#### INSTRUCTION
Your task is to retype the lines from the opening of the material through the line that includes "var fmt = d3.format('.1f');". Do not copy the pictures.
★ ★ ★
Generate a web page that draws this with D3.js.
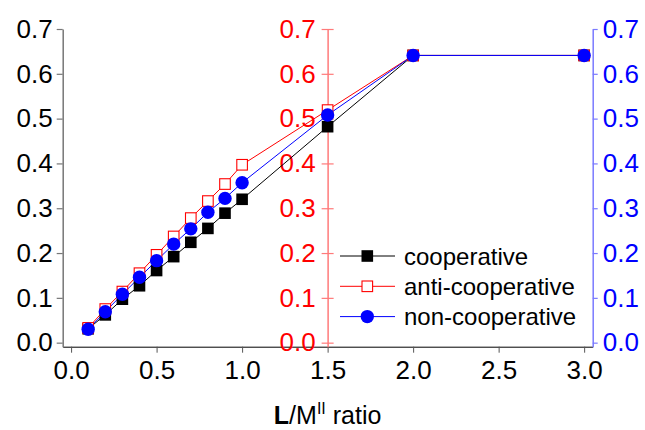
<!DOCTYPE html>
<html lang="en">
    <head>
        <meta charset="utf-8">
        <title>L/M ratio chart</title>
        <script src="https://d3js.org/d3.v7.min.js"></script>
        <style type="text/css">
            body { margin: 0; background: #fff; }
            text { font-family: "Liberation Sans", Arial, sans-serif; }
        </style>
    </head>
    <body>
        <svg id="chart" width="645" height="430"></svg>
        <script>
            //Data
            var xValues = [0.1, 0.2, 0.3, 0.4, 0.5, 0.6, 0.7, 0.8, 0.9, 1.0, 1.5, 2.0, 3.0];
            var cooperative = [0.031, 0.062, 0.097, 0.127, 0.161, 0.192, 0.224, 0.255, 0.289, 0.320, 0.482, 0.641, 0.641];
            var antiCooperative = [0.033, 0.075, 0.114, 0.155, 0.196, 0.237, 0.278, 0.316, 0.354, 0.397, 0.519, 0.641, 0.641];
            var nonCooperative = [0.030, 0.069, 0.108, 0.146, 0.183, 0.220, 0.254, 0.291, 0.322, 0.357, 0.508, 0.641, 0.641];
            var xTicks = [0.0, 0.5, 1.0, 1.5, 2.0, 2.5, 3.0];
            var yTicks = [0.0, 0.1, 0.2, 0.3, 0.4, 0.5, 0.6, 0.7];
            var seriesNames = ['cooperative', 'anti-cooperative', 'non-cooperative'];

            var svg = d3.select('#chart');

            //Scales
            var xScale = d3.scaleLinear()
                           .domain([-0.049, 3.05])
                           .range([62.7, 592.7]);
            var yScale = d3.scaleLinear()
                           .domain([-0.009, 0.7])
                           .range([346.7, 29]);

            var fmt = d3.format('.1f');

            //X axis
            var xAxis = d3.axisBottom(xScale)
                          .tickValues(xTicks)
                          .tickFormat(fmt)
                          .tickSize(6)
                          .tickSizeOuter(0)
                          .tickPadding(8);
            var gx = svg.append('g')
                        .attr('transform', 'translate(0,' + yScale(-0.009) + ')')
                        .call(xAxis);
            gx.select('.domain').attr('stroke', '#000');
            gx.selectAll('.tick line').attr('stroke', '#555');
            gx.selectAll('text').attr('font-size', 26).attr('fill', '#000')
              .style('font-family', '"Liberation Sans", Arial, sans-serif');

            //Three y axes: left (black), at x=1.5 (red), right (blue)
            function yAxisAt(xPos, gen, lineColor, textColor) {
                var g = svg.append('g')
                           .attr('transform', 'translate(' + xPos + ',0)')
                           .call(gen);
                g.select('.domain').attr('stroke', lineColor).attr('stroke-width', 1.5);
                g.selectAll('.tick line').attr('stroke', lineColor).attr('stroke-width', 1.2);
                g.selectAll('text').attr('font-size', 26).attr('fill', textColor)
                 .style('font-family', '"Liberation Sans", Arial, sans-serif');
                return g;
            }

            yAxisAt(xScale(-0.049),
                    d3.axisLeft(yScale).tickValues(yTicks).tickFormat(fmt)
                      .tickSize(6).tickSizeOuter(0).tickPadding(4),
                    '#777', '#000');

            var gRed = yAxisAt(xScale(1.5),
                    d3.axisLeft(yScale).tickValues(yTicks).tickFormat(fmt)
                      .tickSize(6).tickSizeOuter(0).tickPadding(6),
                    '#ff7a7a', '#ff0000');
            gRed.selectAll('.tick line').attr('x2', -6).attr('x1', 6);

            yAxisAt(xScale(3.05),
                    d3.axisRight(yScale).tickValues(yTicks).tickFormat(fmt)
                      .tickSize(5).tickSizeOuter(0).tickPadding(5),
                    '#7a7aff', '#0000ff');

            //Series
            var series = [
                { name: seriesNames[0], values: cooperative, color: '#000', marker: 'filledSquare' },
                { name: seriesNames[1], values: antiCooperative, color: '#ff0000', marker: 'openSquare' },
                { name: seriesNames[2], values: nonCooperative, color: '#0000ff', marker: 'circle' }
            ];

            var line = d3.line()
                         .x(function(d) { return xScale(d[0]); })
                         .y(function(d) { return yScale(d[1]); });

            function drawMarker(g, type, color, cx, cy) {
                if (type === 'circle') {
                    g.append('circle')
                     .attr('cx', cx).attr('cy', cy).attr('r', 6.7)
                     .attr('fill', color);
                } else if (type === 'filledSquare') {
                    g.append('rect')
                     .attr('x', cx - 5.8).attr('y', cy - 5.8)
                     .attr('width', 11.6).attr('height', 11.6)
                     .attr('fill', color);
                } else {
                    g.append('rect')
                     .attr('x', cx - 5.3).attr('y', cy - 5.3)
                     .attr('width', 10.6).attr('height', 10.6)
                     .attr('fill', '#fff')
                     .attr('stroke', color)
                     .attr('stroke-width', 1.1);
                }
            }

            //Lines first
            series.forEach(function(s) {
                var pts = xValues.map(function(x, i) { return [x, s.values[i]]; });
                svg.append('path')
                   .datum(pts)
                   .attr('d', line)
                   .attr('fill', 'none')
                   .attr('stroke', s.color)
                   .attr('stroke-width', 1);
            });

            //Markers in front
            series.forEach(function(s) {
                var g = svg.append('g');
                xValues.forEach(function(x, i) {
                    drawMarker(g, s.marker, s.color, xScale(x), yScale(s.values[i]));
                });
            });

            //Legend
            var legend = svg.append('g');
            series.forEach(function(s, i) {
                var y = 256 + i * 30.3;
                legend.append('line')
                      .attr('x1', 340).attr('x2', 395)
                      .attr('y1', y).attr('y2', y)
                      .attr('stroke', s.color).attr('stroke-width', 1);
                drawMarker(legend, s.marker, s.color, 367.3, y);
                legend.append('text')
                      .attr('x', 404)
                      .attr('y', y + 8.5)
                      .attr('font-size', 24)
                      .attr('fill', '#000')
                      .text(s.name);
            });

            //X axis title
            var title = svg.append('text')
                           .attr('x', xScale(1.5))
                           .attr('y', 424)
                           .attr('text-anchor', 'middle')
                           .attr('font-size', 25)
                           .attr('fill', '#000');
            title.append('tspan').attr('font-weight', 'bold').text('L');
            title.append('tspan').text('/M');
            title.append('tspan').attr('dy', -10).attr('font-size', 16).text('II');
            title.append('tspan').attr('dy', 10).text(' ratio');
        </script>
    </body>
</html>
★ ★ ★
#### COMPLETE ANSWER
Generate a web page that draws this with D3.js.
<!DOCTYPE html>
<html lang="en">
    <head>
        <meta charset="utf-8">
        <title>L/M ratio chart</title>
        <script src="https://d3js.org/d3.v7.min.js"></script>
        <style type="text/css">
            body { margin: 0; background: #fff; }
            text { font-family: "Liberation Sans", Arial, sans-serif; }
        </style>
    </head>
    <body>
        <svg id="chart" width="645" height="430"></svg>
        <script>
            //Data
            var xValues = [0.1, 0.2, 0.3, 0.4, 0.5, 0.6, 0.7, 0.8, 0.9, 1.0, 1.5, 2.0, 3.0];
            var cooperative = [0.031, 0.062, 0.097, 0.127, 0.161, 0.192, 0.224, 0.255, 0.289, 0.320, 0.482, 0.641, 0.641];
            var antiCooperative = [0.033, 0.075, 0.114, 0.155, 0.196, 0.237, 0.278, 0.316, 0.354, 0.397, 0.519, 0.641, 0.641];
            var nonCooperative = [0.030, 0.069, 0.108, 0.146, 0.183, 0.220, 0.254, 0.291, 0.322, 0.357, 0.508, 0.641, 0.641];
            var xTicks = [0.0, 0.5, 1.0, 1.5, 2.0, 2.5, 3.0];
            var yTicks = [0.0, 0.1, 0.2, 0.3, 0.4, 0.5, 0.6, 0.7];
            var seriesNames = ['cooperative', 'anti-cooperative', 'non-cooperative'];

            var svg = d3.select('#chart');

            //Scales
            var xScale = d3.scaleLinear()
                           .domain([-0.049, 3.05])
                           .range([62.7, 592.7]);
            var yScale = d3.scaleLinear()
                           .domain([-0.009, 0.7])
                           .range([346.7, 29]);

            var fmt = d3.format('.1f');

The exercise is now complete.